By Maxwell Lowe
In 2018, when I was in my first year of university, I moved into a student residence that mostly served to house Chinese students studying abroad in Australia. The Chinese students tended to stick together. Posters in student halls were in Mandarin, while stores and restaurants surrounding the residence catered to homesick students seeking groceries direct from China.
On the March 11 of that year, the Chinese government approved the removal of two-term limits on the presidency, and Xi Jinping effectively became “president for life.”
On that day, I walked out of my student accommodation and saw that, in a rare act of defiance, a student had put up posters of Xi with “NOT MY PRESIDENT!” written in bold letters across them. The posters were all over campus. Within three hours they had been taken down.
The stifling censorship faced by Chinese students in Australia from the Chinese Communist Party (CCP) has been well documented. Earlier this month, Human Rights Watch (HRW) published evidence that many Chinese students were afraid to speak out on politically sensitive issues in Australia due to fear of repercussions from Beijing.
HRW researcher Sophie McNeil said the study revealed that Chinese students in Australia had a “very deep fear of being watched. Students expressed surprise that they’d come all the way here to only still feel that they lived in a system similar to what they were living in under the CCP.”
The experience of Chinese students in Australia is a warning sign. Technology has woven its way into our lives, but so too has the ability for governments and groups around the globe to further political agendas and consolidate power, not just in their own country, but in other countries too.

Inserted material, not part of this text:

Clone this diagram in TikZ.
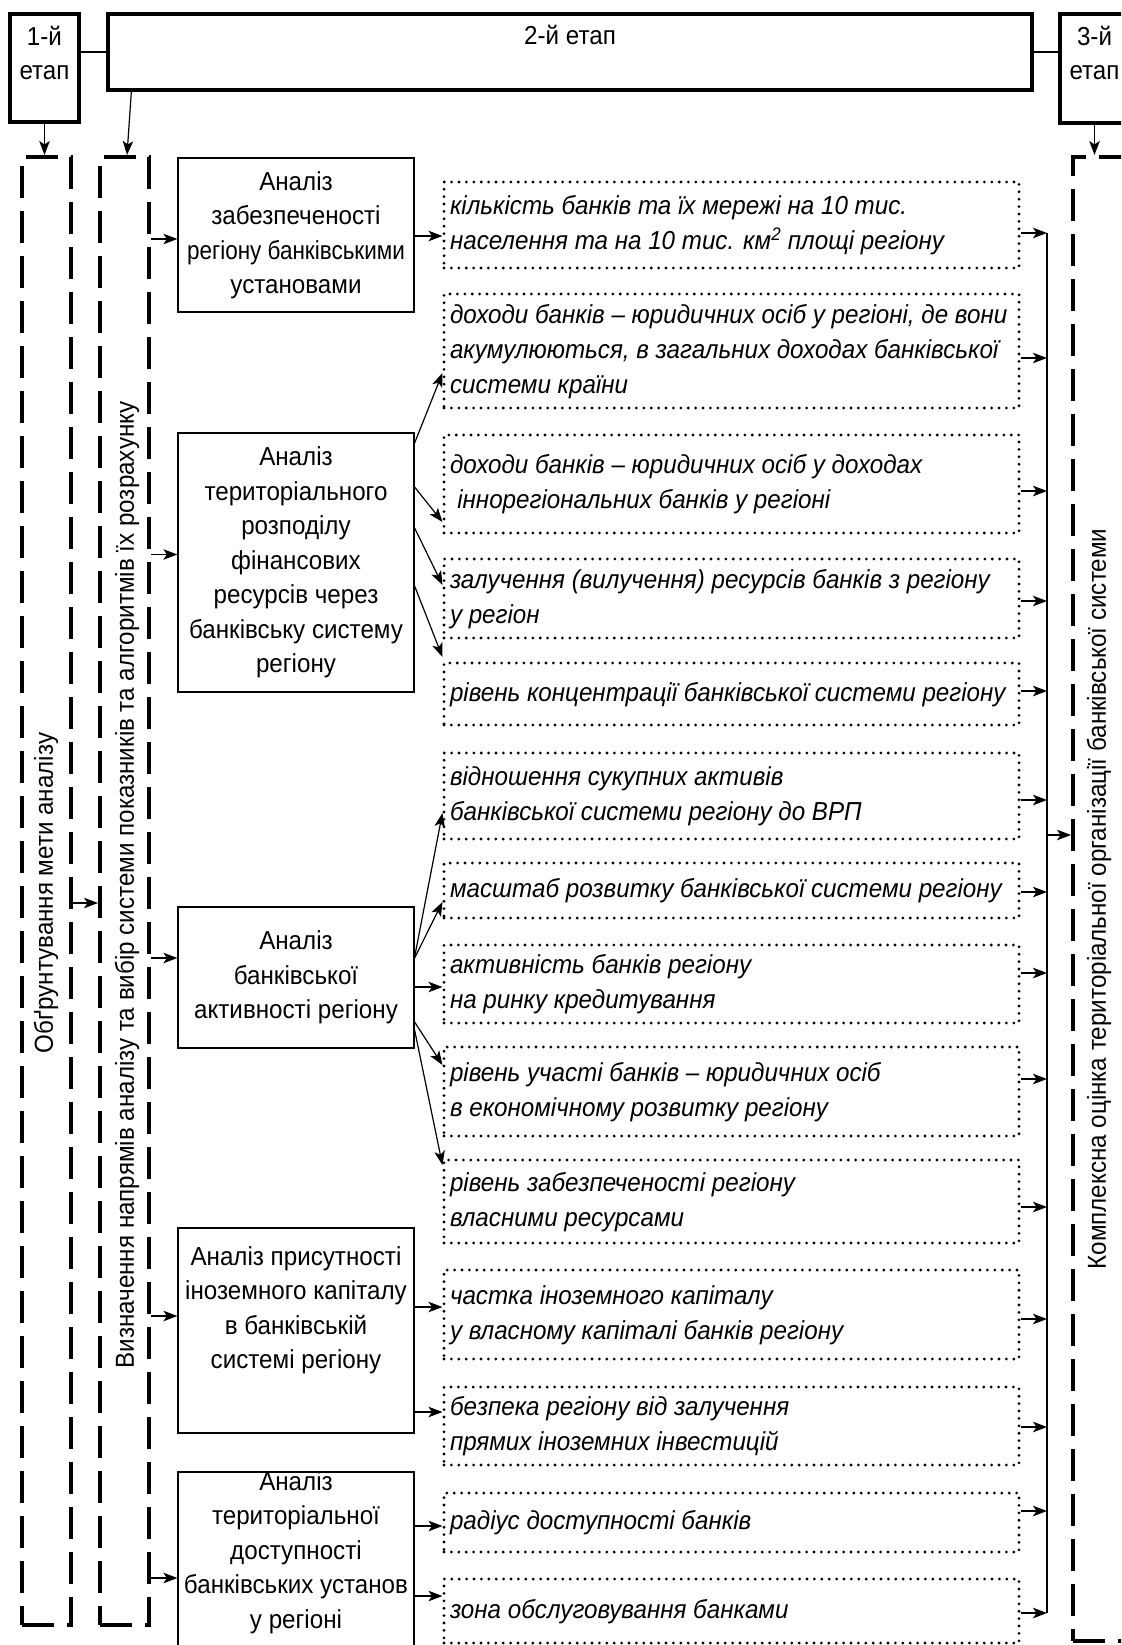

The geographical boundaries of states are becoming increasingly blurred. Chinese censors can follow a student to Australia, or an Indonesian covert operation can try influence West Papuan sentiment through Australian social media accounts. The threats to Australia’s national security will be numerous.
During the Cold War, Soviet citizens were banned from traveling outside their homeland. Nowadays, for economic reasons, authoritarian states have greater motivations for tolerating, and sometimes even encouraging, their populations’ mobility. Online communication has become a platform from which anyone can speak. But equally, integrated communication may provide new opportunities for governments to suppress voices abroad. Unless regulated, surveillance technologies and disinformation techniques will only become more effective in manipulating or silencing public opinion.
Speedier connection around the world also increases the chances of Australian communities being drawn into overseas conflicts. Last month, four Sikh students were attacked by a group of men in Harris Park, Sydney. The attacks were a reaction to the current farmers’ protests in India, where many Sikhs have been demonstrating against the Indian government’s new agriculture laws.
The Harris Park attacks demonstrate the relative ease with which conflicts abroad can play out in Australia due to social media connectivity. Tensions stoked by Prime Minister Narendra Modi, and his sectarian actions in India, have widened division within the Indian Australian community, between Hindu nationalists and India’s numerous religious minorities.
Dr. Surjeet Dhanji from the University of Melbourne, in an interview with the Guardian, said that Hindu nationalist “hate factories” on social media had influenced the Australian diaspora and created “a whirlwind effect such that the messages become a reality affecting them in Australia – far away from their country of origin.”As social media becomes even further integrated into society, the Australian government needs to prepare for the domestic affairs of foreign nations to produce ripple effects at home. This can be curbed by broader integration of social media into the nation’s security agenda.
First, universities and campuses need to expand support for overseas students and provide outlets for discussion away from the fear of repercussions at home. Some welcome progress on this front has been made, but continued action will be needed.
Second, citizens need to hold social media firms and other tech companies accountable if they compromise commitments to democratic values. Facebook, in particular, which also owns WhatsApp and Instagram, has put minimal effort into reducing the adverse effects of widespread fake news generation on their platforms.
Third, more government funding should be channeled into researching Australia’s social media and messaging habits. Staying ahead of the curve of social media trends can better inform strategies for combating foreign influence and false information.
On top of this, schools should be encouraged to start teaching courses to increase media literacy among Australian schoolchildren, or improve those that already exist, to take into account the impact of social media and other new technologies. This would include teaching students about the prevalence of “fake news” as well as how algorithms and other intrusive digital technologies function.
In the future, technology will allow the infiltration of Australia’s borders by foreign interests on an unprecedented scale. Australia has been comparatively successful to date in handling this challenge, but we must stay vigilant. For all its positives, social media will continue to blur the lines at the point where Australia’s borders end, and those of other nations begin.